The anomaly has been defined as having a central core 1,500m long by 1,000m wide.

The top of the chargeability anomaly is modelled as being 500m below the surface.

Drill program follows cash boost

Meteoric Resources was given a cash boost in December when retail giant Gerry Harvey and high-profile investors Tolga Kumova and Keith Biggs together pumped $4 million into the company.

The placement saw the issue of 70,175,439 new shares at $0.057 per share, with one for two three-year unlisted options per new share, exercisable at $0.10.Just a week before the $4 million placement, Meteoric reported work at Juruena had detected the presence of a large, high-response chargeability anomaly believed to be strongly indicative of disseminated sulphides.

Geophysical studies during the year located the anomaly, which is over 2,000m long, 1,500m wide, less than 500m below the surface and open to the north-west.

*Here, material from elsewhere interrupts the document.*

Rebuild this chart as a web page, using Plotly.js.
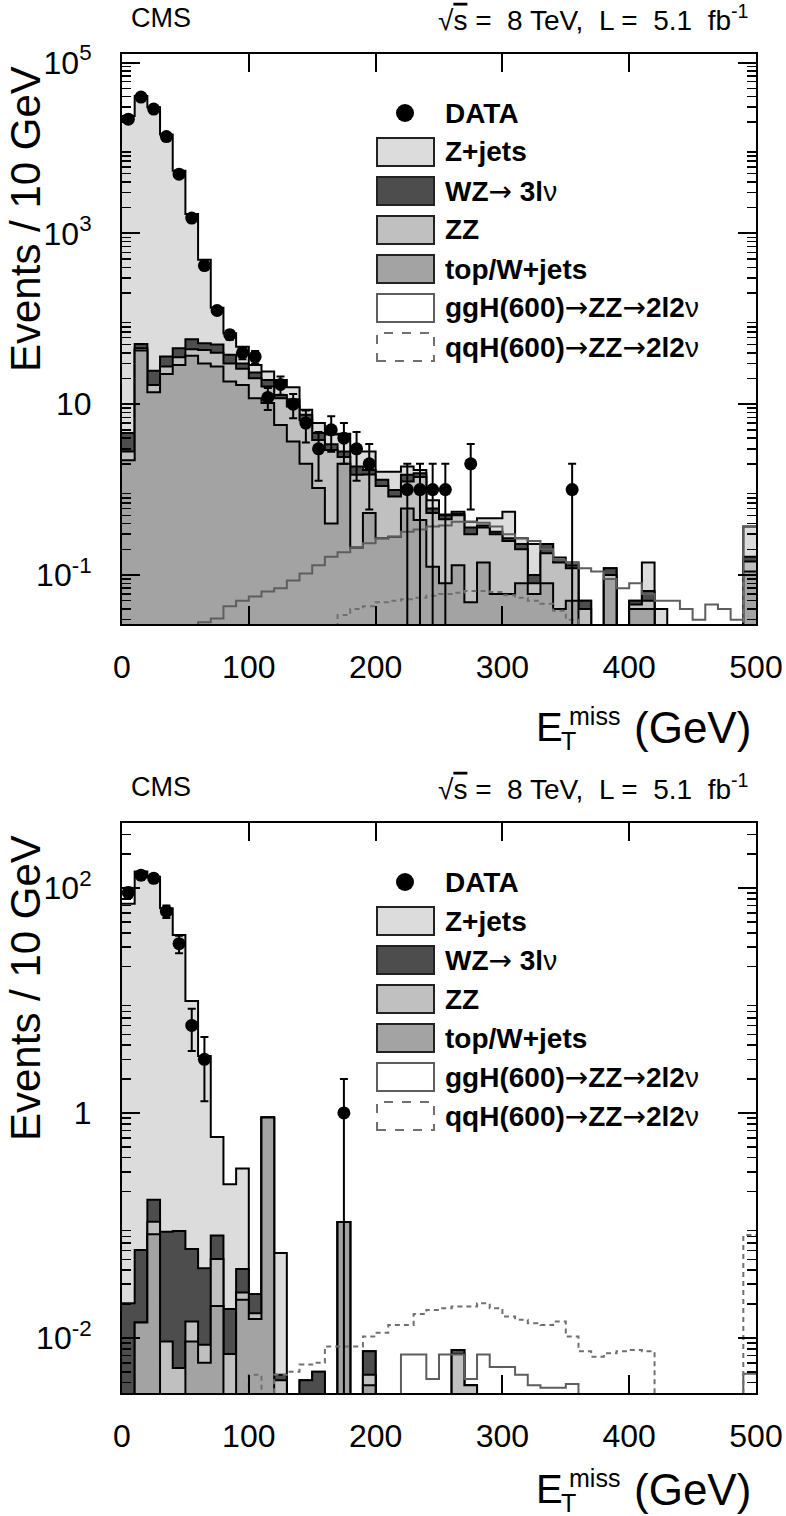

The intense core of high chargeability occurs within the centre of the anomaly and presents what the company described in December as an “obvious drill target”.

Potential ‘game changer’ for Meteoric

Meteoric managing director Andrew Tunks said the new drilling campaign could be “a potential game changer” for the company.

“Up until this point we have had a host of positive indicators that led us to believe that the shallow epithermal gold mineralisation we see at Juruena was potentially related to a deeper magmatic source.”

Dr Tunks added that drilling high-value targets like this is the reason he became an explorer.